#### [Source data]
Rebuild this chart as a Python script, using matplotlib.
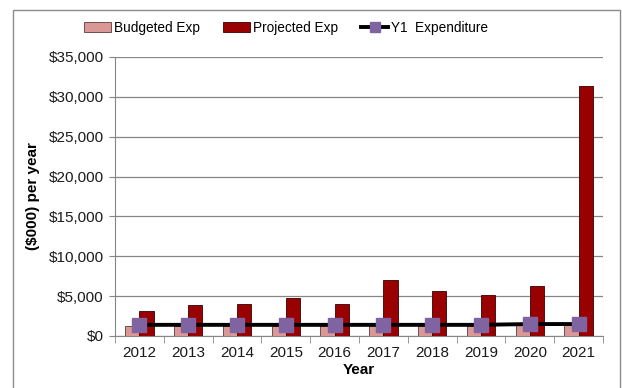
import matplotlib.pyplot as plt
import numpy as np
from matplotlib.patches import Rectangle
from matplotlib.ticker import FuncFormatter, FixedLocator

plt.rcParams['font.family'] = ['Liberation Sans', 'DejaVu Sans']

years = ["2012", "2013", "2014", "2015", "2016", "2017", "2018", "2019", "2020", "2021"]
budgeted = [1300, 1300, 1300, 1300, 1300, 1300, 1300, 1300, 1350, 1350]
projected = [3150, 3900, 4000, 4750, 4000, 7050, 5700, 5100, 6300, 31400]
y1_exp = [1400, 1400, 1400, 1400, 1400, 1400, 1400, 1400, 1500, 1500]

fig = plt.figure(figsize=(6.22, 3.88), dpi=100)
ax = fig.add_axes([115 / 622, 52 / 388, 488 / 622, 279 / 388])

# grey frame round the whole chart
fig.patches.append(Rectangle((13 / 622, -0.1), 607 / 622, 1.074, transform=fig.transFigure,
                             fill=False, edgecolor='#8c8c8c', linewidth=1))

x = np.arange(len(years))
w = 0.29
b1 = ax.bar(x - w / 2, budgeted, w, color='#d99795', edgecolor='#5a3a3a', linewidth=0.6,
            label='Budgeted Exp', zorder=3)
b2 = ax.bar(x + w / 2, projected, w, color='#990000', edgecolor='#3a0000', linewidth=0.6,
            label='Projected Exp', zorder=3)
ln, = ax.plot(x, y1_exp, color='black', linewidth=2.8, marker='s', markersize=10,
              markerfacecolor='#8064a2', markeredgecolor='#8064a2', label='Y1  Expenditure', zorder=4)

ax.set_xlim(-0.5, len(years) - 0.5)
ax.set_ylim(0, 35000)
ax.set_yticks(np.arange(0, 35001, 5000))
ax.yaxis.set_major_formatter(FuncFormatter(lambda v, p: f"${int(v):,}"))
ax.grid(axis='y', color='#868686', linewidth=0.9, zorder=0)

ax.set_xticks(x)
ax.set_xticklabels(years)
ax.tick_params(axis='x', length=0, labelsize=11, pad=7, colors='#1a1a1a')
ax.xaxis.set_minor_locator(FixedLocator(np.arange(-0.5, len(years), 1.0)))
ax.tick_params(axis='x', which='minor', length=5, color='#868686', direction='out')
ax.tick_params(axis='y', length=4, labelsize=11, pad=4, labelcolor='#1a1a1a', color='#868686')

for side in ['top', 'right']:
    ax.spines[side].set_visible(False)
ax.spines['left'].set_color('#868686')
ax.spines['bottom'].set_color('#868686')

ax.set_xlabel('Year', fontsize=11, fontweight='bold', labelpad=2)
ax.set_ylabel('($000) per year', fontsize=11, fontweight='bold', labelpad=6)

ax.legend([b1, b2, ln], ['Budgeted Exp', 'Projected Exp', 'Y1  Expenditure'],
          loc='lower center', bbox_to_anchor=(0.35, 1.03), ncol=3, frameon=False,
          fontsize=9.8, handlelength=2.0, handletextpad=0.2, columnspacing=1.7,
          markerscale=0.7, borderaxespad=0.6)

fig.savefig('out.png', dpi=100)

#### [What to work on]
Only the lines from the top of the data through the line with "plt.rcParams['font.family'] = ['Liberation" should be quoted, exactly and with both ends kept; skip the pictures.

#### [Written solution]
Rebuild this chart as a Python script, using matplotlib.
import matplotlib.pyplot as plt
import numpy as np
from matplotlib.patches import Rectangle
from matplotlib.ticker import FuncFormatter, FixedLocator

plt.rcParams['font.family'] = ['Liberation Sans', 'DejaVu Sans']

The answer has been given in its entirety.